* **Exercise prompt**: Word for word, print each line of the listing below; pictures stay out.

* **Data lines**:

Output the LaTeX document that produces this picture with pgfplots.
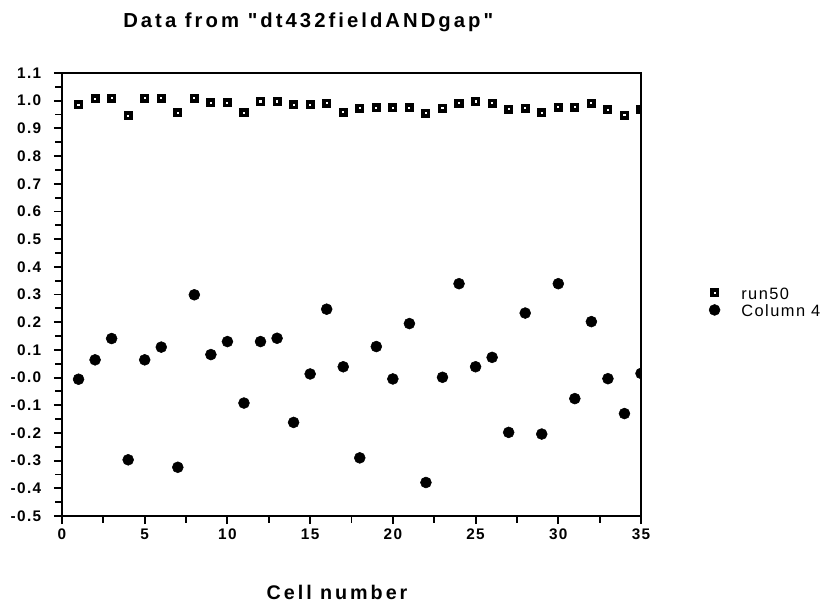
\documentclass[border=0pt]{standalone}
\usepackage{fontspec}
\setmainfont{Liberation Sans}[LetterSpace=9]
\newfontfamily\boldsans{Liberation Sans Bold}[LetterSpace=9]
\newfontfamily\titlesans{Liberation Sans Bold}[LetterSpace=15]
\usepackage{pgfplots}
\pgfplotsset{compat=1.18}

% values
\pgfplotstableread{
x  run
1  0.985
2  1.007
3  1.009
4  0.945
5  1.009
6  1.009
7  0.957
8  1.009
9  0.993
10 0.993
11 0.957
12 0.997
13 0.997
14 0.985
15 0.985
16 0.991
17 0.959
18 0.973
19 0.975
20 0.975
21 0.975
22 0.955
23 0.973
24 0.991
25 0.997
26 0.991
27 0.969
28 0.973
29 0.957
30 0.976
31 0.976
32 0.991
33 0.967
34 0.948
35 0.967
}\runfifty

\pgfplotstableread{
x  col
1  -0.006
2  0.064
3  0.141
4  -0.297
5  0.064
6  0.110
7  -0.324
8  0.299
9  0.083
10 0.130
11 -0.092
12 0.130
13 0.142
14 -0.162
15 0.013
16 0.247
17 0.039
18 -0.290
19 0.112
20 -0.005
21 0.195
22 -0.379
23 0.001
24 0.339
25 0.039
26 0.073
27 -0.198
28 0.233
29 -0.204
30 0.339
31 -0.076
32 0.202
33 -0.004
34 -0.130
35 0.015
}\colfour

\begin{document}
\begin{tikzpicture}
\useasboundingbox (-46.5pt,-66pt) rectangle (573.75pt,387pt);
\begin{axis}[
    at={(0pt,0pt)}, anchor=south west,
    scale only axis,
    width=434.25pt, height=332.25pt,
    xmin=0, xmax=35,
    ymin=-0.5, ymax=1.1,
    xtick={0,5,10,15,20,25,30,35},
    minor x tick num=1,
    ytick={-0.5,-0.4,-0.3,-0.2,-0.1,0,0.1,0.2,0.3,0.4,0.5,0.6,0.7,0.8,0.9,1.0,1.1},
    yticklabels={-0.5,-0.4,-0.3,-0.2,-0.1,-0.0,0.1,0.2,0.3,0.4,0.5,0.6,0.7,0.8,0.9,1.0,1.1},
    minor y tick num=1,
    xtick pos=bottom, ytick pos=left,
    tick align=outside,
    major tick length=6pt, minor tick length=5pt,
    tick style={black, line width=1.4pt},
    axis line style={line width=1.8pt},
    /pgf/number format/assume math mode=true,
    ticklabel style={font=\boldsans\fontsize{11.5}{13}\selectfont},
    yticklabel style={xshift=-6pt},
    xlabel={Cell number},
    xlabel style={at={(axis description cs:0,0)}, anchor=west,
        xshift=150pt, yshift=-57pt,
        font=\titlesans\fontsize{14.8}{16}\selectfont},
    clip marker paths=true,
    axis on top,
    legend style={draw=none, fill=none, at={(rel axis cs:1.1082,0.4843)}, anchor=west,
        font=\fontsize{12.3}{13}\selectfont, row sep=3.25pt,
        nodes={inner sep=0pt, text height=9.5pt, text depth=0pt}},
    legend cell align=left,
    legend image code/.code={
        \path[draw=none] (0pt,0pt) rectangle (25pt,0.1pt);
        \path[#1, draw=none] plot[only marks] coordinates {(5pt,0pt)};
    },
]
\addplot[only marks, mark=square*, mark size=2.1pt,
    mark options={draw=black, fill=white, line width=2.6pt}]
    table[x=x, y=run] {\runfifty};
\addplot[only marks, mark=*, mark size=4.1pt,
    mark options={draw=black, fill=black}]
    table[x=x, y=col] {\colfour};
\legend{run50, Column 4}
\end{axis}
\node[anchor=west, inner sep=0pt, font=\titlesans\fontsize{15.2}{17}\selectfont]
    at (45.75pt,370.5pt) {Data from "dt432fieldANDgap"};
\end{tikzpicture}
\end{document}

* **Finished exercise**:
Output the LaTeX document that produces this picture with pgfplots.
\documentclass[border=0pt]{standalone}
\usepackage{fontspec}
\setmainfont{Liberation Sans}[LetterSpace=9]
\newfontfamily\boldsans{Liberation Sans Bold}[LetterSpace=9]
\newfontfamily\titlesans{Liberation Sans Bold}[LetterSpace=15]
\usepackage{pgfplots}
\pgfplotsset{compat=1.18}

% values
\pgfplotstableread{
x  run
1  0.985
2  1.007
3  1.009
4  0.945
5  1.009
6  1.009
7  0.957
8  1.009
9  0.993
10 0.993
11 0.957
12 0.997
13 0.997
14 0.985
15 0.985
16 0.991
17 0.959
18 0.973
19 0.975
20 0.975
21 0.975
22 0.955
23 0.973
24 0.991
25 0.997
26 0.991
27 0.969
28 0.973
29 0.957
30 0.976
31 0.976
32 0.991
33 0.967
34 0.948
35 0.967
}\runfifty

\pgfplotstableread{
x  col
1  -0.006
2  0.064
3  0.141
4  -0.297
5  0.064
6  0.110
7  -0.324
8  0.299
9  0.083
10 0.130
11 -0.092
12 0.130
13 0.142
14 -0.162
15 0.013
16 0.247
17 0.039
18 -0.290
19 0.112
20 -0.005
21 0.195
22 -0.379
23 0.001
24 0.339
25 0.039
26 0.073
27 -0.198
28 0.233
29 -0.204
30 0.339
31 -0.076
32 0.202
33 -0.004
34 -0.130
35 0.015
}\colfour

\begin{document}
\begin{tikzpicture}
\useasboundingbox (-46.5pt,-66pt) rectangle (573.75pt,387pt);
\begin{axis}[
    at={(0pt,0pt)}, anchor=south west,
    scale only axis,
    width=434.25pt, height=332.25pt,
    xmin=0, xmax=35,
    ymin=-0.5, ymax=1.1,
    xtick={0,5,10,15,20,25,30,35},
    minor x tick num=1,
    ytick={-0.5,-0.4,-0.3,-0.2,-0.1,0,0.1,0.2,0.3,0.4,0.5,0.6,0.7,0.8,0.9,1.0,1.1},
    yticklabels={-0.5,-0.4,-0.3,-0.2,-0.1,-0.0,0.1,0.2,0.3,0.4,0.5,0.6,0.7,0.8,0.9,1.0,1.1},
    minor y tick num=1,
    xtick pos=bottom, ytick pos=left,
    tick align=outside,
    major tick length=6pt, minor tick length=5pt,
    tick style={black, line width=1.4pt},
    axis line style={line width=1.8pt},
    /pgf/number format/assume math mode=true,
    ticklabel style={font=\boldsans\fontsize{11.5}{13}\selectfont},
    yticklabel style={xshift=-6pt},
    xlabel={Cell number},
    xlabel style={at={(axis description cs:0,0)}, anchor=west,
        xshift=150pt, yshift=-57pt,
        font=\titlesans\fontsize{14.8}{16}\selectfont},
    clip marker paths=true,
    axis on top,
    legend style={draw=none, fill=none, at={(rel axis cs:1.1082,0.4843)}, anchor=west,
        font=\fontsize{12.3}{13}\selectfont, row sep=3.25pt,
        nodes={inner sep=0pt, text height=9.5pt, text depth=0pt}},
    legend cell align=left,
    legend image code/.code={
        \path[draw=none] (0pt,0pt) rectangle (25pt,0.1pt);
        \path[#1, draw=none] plot[only marks] coordinates {(5pt,0pt)};
    },
]
\addplot[only marks, mark=square*, mark size=2.1pt,
    mark options={draw=black, fill=white, line width=2.6pt}]
    table[x=x, y=run] {\runfifty};
\addplot[only marks, mark=*, mark size=4.1pt,
    mark options={draw=black, fill=black}]
    table[x=x, y=col] {\colfour};
\legend{run50, Column 4}
\end{axis}
\node[anchor=west, inner sep=0pt, font=\titlesans\fontsize{15.2}{17}\selectfont]
    at (45.75pt,370.5pt) {Data from "dt432fieldANDgap"};
\end{tikzpicture}
\end{document}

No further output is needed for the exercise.